I'd believe the Trust attorneys. Apply for financial aid. The money is your children's to spend, not yours. So get whatever FA you can, and then ask Trust to help if you need to make up the difference.
Maybe the kids don't want to use their $1M on private school before college?
Anonymous wrote:Anonymous wrote:The private schools are 100k+ for a year of tuition for both. The Fund totals about $1M currently for each kid. Obviously want to grow and keep for for them till they reach age 25 to take. At $100k a year for 6 more years and 4 more years each not incl college, that just seems a ton of spend! Our FA provides for 40% right now of the tuition total.
The Trust fund people seem to feel that we can keep FA and supplement a bit more via fund if we wanted to help our finances.
I wasn't sure if FA negates our opportunity to do that in total?
We are a full pay family of two that sacrifice significantly to afford private school. We also contribute to the school so that funding is available to families who need it. As a barely able to afford it full pay family I am appalled at your attempt to hide the money so we and other families can pay for you when there are others who really need the money and for your kids to walk out with $1 million each at others expense. Shame on you.
Anonymous wrote:I love how you want the school financial aid fund to pay your kids tuition and your kids are millionaires.
Anonymous wrote:People are conflating what OP can afford vs what her children can afford.
The estate is not the child’s asset. It’s in trust: not an asset.
Good luck OP. Their windfall shouldn’t mean you have to pay more than you would have had to. If you were planning to pay/ that is.
Anonymous wrote:The private schools are 100k+ for a year of tuition for both. The Fund totals about $1M currently for each kid. Obviously want to grow and keep for for them till they reach age 25 to take. At $100k a year for 6 more years and 4 more years each not incl college, that just seems a ton of spend!

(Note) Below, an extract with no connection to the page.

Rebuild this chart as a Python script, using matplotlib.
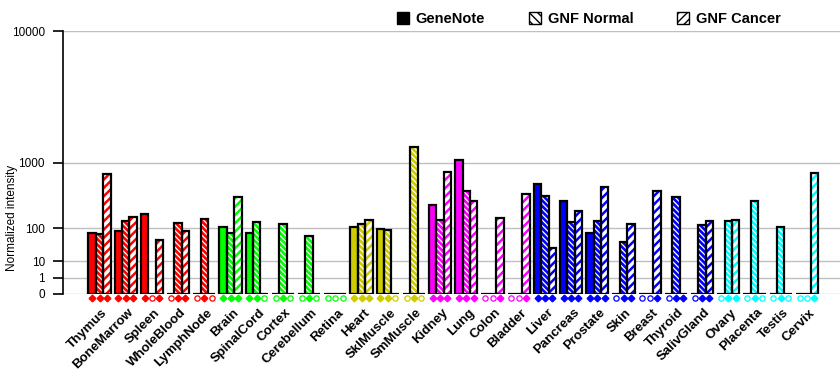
import numpy as np
import matplotlib
matplotlib.use('Agg')
import matplotlib.pyplot as plt
from matplotlib.patches import Patch
from matplotlib import transforms

plt.rcParams['font.family'] = ['Liberation Sans', 'DejaVu Sans']

# Данные: ткани, цвета групп, значения трёх серий
tissues = ['Thymus', 'BoneMarrow', 'Spleen', 'WholeBlood', 'LymphNode',
           'Brain', 'SpinalCord', 'Cortex', 'Cerebellum', 'Retina',
           'Heart', 'SklMuscle', 'SmMuscle',
           'Kidney', 'Lung', 'Colon', 'Bladder',
           'Liver', 'Pancreas', 'Prostate', 'Skin', 'Breast', 'Thyroid', 'SalivGland',
           'Ovary', 'Placenta', 'Testis', 'Cervix']
colors = ['#ff0000'] * 5 + ['#00ff00'] * 5 + ['#cccc00'] * 3 + ['#ff00ff'] * 4 + \
         ['#0000ff'] * 7 + ['#00ffff'] * 4

genenote = [79, 88, 194, 0, 0,
            108, 79, 0, 0, 0,
            108, 95, 0,
            276, 1068, 0, 0,
            546, 319, 79, 0, 0, 0, 0,
            0, 0, 0, 0]
gnf_normal = [74, 143, 0, 131, 157,
              79, 137, 125, 67, 0,
              125, 90, 1436,
              146, 447, 0, 0,
              379, 133, 143, 47, 0, 366, 117,
              143, 319, 108, 0]
gnf_cancer = [742, 169, 53, 88, 0,
              363, 0, 0, 0, 0,
              150, 0, 0,
              783, 319, 164, 397,
              31, 214, 509, 125, 447, 0, 139,
              150, 0, 0, 764]

# Отметки под столбцами: 1 - закрашенная, 0 - пустая
present = ['111', '111', '101', '011', '010',
           '111', '110', '010', '010', '000',
           '111', '110', '010',
           '111', '111', '001', '001',
           '111', '111', '111', '011', '001', '011', '011',
           '011', '010', '010', '001']

p = np.log10(2)
fwd = lambda v: np.power(np.clip(v, 0, None), p)
inv = lambda v: np.power(np.clip(v, 0, None), 1 / p)

fig = plt.figure(figsize=(8.4, 3.85), dpi=100)
ax = fig.add_axes([63 / 840, 1 - 294 / 385, 1 - 63 / 840, 263 / 385])
ax.set_yscale('function', functions=(fwd, inv))

x = np.arange(len(tissues))
w = 0.28
offs = [-w, 0, w]


def draw_bar(xc, h, face, hatch_col=None, hatch=None, hlw=1.0):
    if hatch:
        b = ax.bar(xc, h, w, color=face, edgecolor=hatch_col, hatch=hatch, linewidth=0, zorder=3)
        for r in b:
            if hasattr(r, 'set_hatch_linewidth'):
                r.set_hatch_linewidth(hlw)
    else:
        ax.bar(xc, h, w, color=face, linewidth=0, zorder=3)
    ax.bar(xc, h, w, fill=False, edgecolor='black', linewidth=1.6, zorder=4)


tr = transforms.blended_transform_factory(ax.transData, ax.transAxes)
for i in range(len(tissues)):
    c = colors[i]
    draw_bar(x[i] + offs[0], genenote[i], c)
    draw_bar(x[i] + offs[1], gnf_normal[i], c, 'white', '\\\\\\\\\\\\', 0.9)
    draw_bar(x[i] + offs[2], gnf_cancer[i], 'white', c, '////', 1.8)
    # маркеры под осью
    for k in range(3):
        if present[i][k] == '1':
            ax.plot(x[i] + offs[k], -0.014, marker='D', ms=3.4, color=c, mec=c,
                    transform=tr, clip_on=False, zorder=5)
        else:
            ax.plot(x[i] + offs[k], -0.014, marker='o', ms=3.8, mfc='white', mec=c,
                    mew=0.9, transform=tr, clip_on=False, zorder=5)

ax.set_ylim(0, 10000)
ax.set_xlim((63 - 99.5) / 26.2, (840 - 99.5) / 26.2)
ax.set_yticks([0, 1, 10, 100, 1000, 10000])
ax.set_yticklabels(['0', '1', '10', '100', '1000', '10000'], fontsize=8.5)
ax.yaxis.grid(True, color='#c0c0c0', linewidth=1)
ax.set_axisbelow(True)
for s in ['top', 'right', 'bottom']:
    ax.spines[s].set_visible(False)
ax.spines['left'].set_linewidth(1.2)
ax.tick_params(axis='y', length=7, width=1.2, pad=6)
ax.tick_params(axis='x', length=0, pad=9)
ax.set_ylabel('Normalized intensity', fontsize=8.5)
ax.yaxis.set_label_coords((18 - 63) / 777, (294 - 218) / 263)

ax.set_xticks(x)
ax.set_xticklabels(tissues, rotation=45, ha='right', va='top', rotation_mode='anchor',
                   fontsize=9.5, fontweight='bold')
shift = transforms.ScaledTranslation(2 / 100, 0, fig.dpi_scale_trans)
for lab in ax.get_xticklabels():
    lab.set_transform(lab.get_transform() + shift)

handles = [Patch(facecolor='black', edgecolor='black'),
           Patch(facecolor='white', edgecolor='black', hatch='\\\\\\\\'),
           Patch(facecolor='white', edgecolor='black', hatch='////')]
fig.legend(handles, ['GeneNote', 'GNF Normal', 'GNF Cancer'], ncol=3, loc='center',
           bbox_to_anchor=(589 / 840, 1 - 19 / 385), frameon=False,
           handlelength=0.8, handleheight=0.8, handletextpad=0.5, columnspacing=3.0,
           prop={'weight': 'bold', 'size': 10.5})

fig.savefig('out.png', dpi=100)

Our FA provides for 40% right now of the tuition total.
The Trust fund people seem to feel that we can keep FA and supplement a bit more via fund if we wanted to help our finances.
I wasn't sure if FA negates our opportunity to do that in total?
Anonymous wrote:People are conflating what OP can afford vs what her children can afford.
The estate is not the child’s asset. It’s in trust: not an asset.
Good luck OP. Their windfall shouldn’t mean you have to pay more than you would have had to. If you were planning to pay/ that is.
Anonymous wrote:in a generation skipping trust, the assets are not included in the child’s estate, which effectively protects their estate. They can also retain complete control of their own trust during their lifetime.
Anonymous wrote:This seems fairly straightforward. Tell the truth and answer the questions on the financial aid for honestly and fully. Then see what happens. I'm guessing the answer will be no aid, but the way these things play out is sometimes surprising. If you're honest and they still award financial aid, I don't think you're in the wrong to take it. (I would have major questions about how the school is making decisions, but that's a separate issue).
DON'T omit the trust info when asked. It's unethical, and from a more practical standpoint, if the school finds out about it, you could be asked to leave or not invited back.
As someone else pointed out, if your financial aid is currently covering 40%, you're talking about 25k-ish for each kid, max. A million dollar trust, well-invested, should be spinning out more than this each year, so it can easily cover that and more (to ease your finances) without touching the principal. Or it can just cover financial aid and grow the principal. And this is a choice for you to make - keep the same family budget and grow the trusts, or ease the budget and grow the trusts a bit less.
Anonymous wrote:Anonymous wrote:If each out your children have $1M - do you think they should get financial aid?
This, 100% this. Why should people with less money than you kids pay for your kids? Just stop it. If you don't want to spend the money on private, then take them out of private. Don't steal that money from hardworking families who are all paying for your kids' financial aid.